Neko Case & Her Boyfriends’ second album Furnace Room Lullaby is a calculated take on country music that manages to be more than the sum of its parts. This is a real country album. But it only arrives at the realness of country music in a circuitous, even backwards way.
The album consciously stakes out a range encompassing crafted ballads (“South Tacoma Way,” “Porchlight”), sly waltz (“Thrice All American”), driving rockabilly (“Whip the Blankets,” “Mood to Burn Bridges”) and hazy lounge jazz (“No Need to Cry”). The album limps most of the way, with a kind of contrived indie rock vision of what country music is supposed to sound like, complete with all the clichés. That is the best part!

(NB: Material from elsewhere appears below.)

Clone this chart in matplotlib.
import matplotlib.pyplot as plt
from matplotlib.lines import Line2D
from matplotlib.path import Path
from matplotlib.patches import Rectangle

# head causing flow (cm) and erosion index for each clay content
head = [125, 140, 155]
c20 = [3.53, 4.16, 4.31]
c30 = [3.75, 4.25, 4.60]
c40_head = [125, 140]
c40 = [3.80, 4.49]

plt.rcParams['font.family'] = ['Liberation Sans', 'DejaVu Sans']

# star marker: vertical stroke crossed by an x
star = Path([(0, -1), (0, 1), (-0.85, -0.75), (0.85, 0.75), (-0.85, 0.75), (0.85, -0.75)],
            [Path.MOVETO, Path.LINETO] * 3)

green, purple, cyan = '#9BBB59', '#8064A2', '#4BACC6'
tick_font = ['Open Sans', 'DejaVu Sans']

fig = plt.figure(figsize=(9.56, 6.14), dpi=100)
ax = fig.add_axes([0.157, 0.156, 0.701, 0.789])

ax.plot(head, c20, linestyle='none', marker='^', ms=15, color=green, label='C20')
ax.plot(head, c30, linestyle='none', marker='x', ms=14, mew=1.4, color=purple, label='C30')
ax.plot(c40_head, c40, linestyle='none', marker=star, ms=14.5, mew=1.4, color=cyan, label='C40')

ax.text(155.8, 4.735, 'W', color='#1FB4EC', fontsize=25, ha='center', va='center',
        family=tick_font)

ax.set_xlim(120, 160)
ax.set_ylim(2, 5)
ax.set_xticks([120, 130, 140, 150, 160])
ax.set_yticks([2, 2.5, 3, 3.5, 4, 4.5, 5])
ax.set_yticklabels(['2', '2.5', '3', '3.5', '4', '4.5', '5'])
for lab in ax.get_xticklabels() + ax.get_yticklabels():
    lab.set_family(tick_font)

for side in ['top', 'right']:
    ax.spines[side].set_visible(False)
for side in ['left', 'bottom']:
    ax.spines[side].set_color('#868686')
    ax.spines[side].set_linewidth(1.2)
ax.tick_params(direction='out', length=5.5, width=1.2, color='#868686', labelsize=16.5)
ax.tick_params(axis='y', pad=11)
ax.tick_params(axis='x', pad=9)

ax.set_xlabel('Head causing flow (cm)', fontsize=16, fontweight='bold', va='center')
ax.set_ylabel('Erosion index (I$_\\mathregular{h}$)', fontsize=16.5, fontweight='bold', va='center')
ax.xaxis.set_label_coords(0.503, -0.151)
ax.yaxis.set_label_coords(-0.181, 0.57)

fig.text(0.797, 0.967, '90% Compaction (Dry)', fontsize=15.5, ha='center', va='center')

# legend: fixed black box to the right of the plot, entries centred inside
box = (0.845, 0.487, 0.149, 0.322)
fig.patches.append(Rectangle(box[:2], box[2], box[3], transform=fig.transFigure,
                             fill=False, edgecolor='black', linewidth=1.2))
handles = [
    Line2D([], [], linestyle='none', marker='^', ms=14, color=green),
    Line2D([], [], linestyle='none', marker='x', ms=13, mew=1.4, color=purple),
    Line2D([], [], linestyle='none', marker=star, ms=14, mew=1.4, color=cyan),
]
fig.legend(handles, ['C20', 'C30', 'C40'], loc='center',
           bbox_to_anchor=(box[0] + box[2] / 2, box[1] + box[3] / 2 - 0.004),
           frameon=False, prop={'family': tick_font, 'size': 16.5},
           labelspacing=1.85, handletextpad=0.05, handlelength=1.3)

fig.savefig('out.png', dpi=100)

All sorts of country affectations are employed across the album, like slide guitar and fiddle, but most notably the rock-styled rhythms from the drums and Case’s countrified vocals that sound nothing like those of a southerner. She has a distinctive way of singing sustained, crescendo-ed notes in a dramatic way, often book-ended by clipped phrases with half-yodeled melisma, and also frequently bolstered with washes of legato keyboards or backing vocals. Yet, the album succeeds precisely because the illusion of authenticity fails. No matter what urban mannerism she laces through her country songs — the essence of insurgent (alt) country is using the devices of country music usually directed to rural audiences to appeal to urban middle-class audiences — something persists that seems to cut through those very mannerism. It is somewhat of a frequent occurrence that “rock” musicians make country music to tap into its supposed authenticity, at least implying that authenticity is lacking in rock music, but Furnace Room Lullaby preempts that by its obviously artificial performances. And, really, country music is a set of arbitrary and therefore artificial devices just as much as rock music. What emerges then is something else, an existential denial of all authenticity and a kind of triumph of crafted artifice that builds up an approximation of the idea of authenticity through non-authentic means. Is Case then simply pretending to be what she really is? This is a really intriguing way of staging what are songs — all excellent compositions mind you — mostly about personal identity forged in the crucibles of relationships, a hometown, and a trajectory of subtle but undeniable ambition. The underlying question that looms across the entire album is, “Who am I?” Case never ventures an affirmative answer, but keeps pondering that question over and over again.
Neko forges music from her Pacific Northwest roots with a cautious nostalgia. “South Tacoma Way” is the album’s epic story of loss. Of course themes of heartache and resignation come up is every song; some call it “country noir”. These songs make your problems seem either easier or shared. The highlight of the album may well be “Thrice All American,” about the city of Tacoma, Washington, Case’s adopted hometown and winner of the All-America City Award three times — but the song is also a waltz.
Neko Case & Her Boyfriends manage to combine all kinds of influences. It all works. At this stage of her career, before fully succumbing to the banality of indie rock, Neko was as brave as any singer-songwriter out there (though most of these songs were written with collaborators). She was okay with being a little like her heroines — Poison Ivy from The Cramps, etc. On “Guided By Wire” she tells of “those who’re singin’ my life back to me.” It is that binding of her identity to those who (circularly) give her meaning that raise the stakes here. There really is no “true” identity, just tentative links to people and places, many of them commonplace. Country music at its best always made that same point.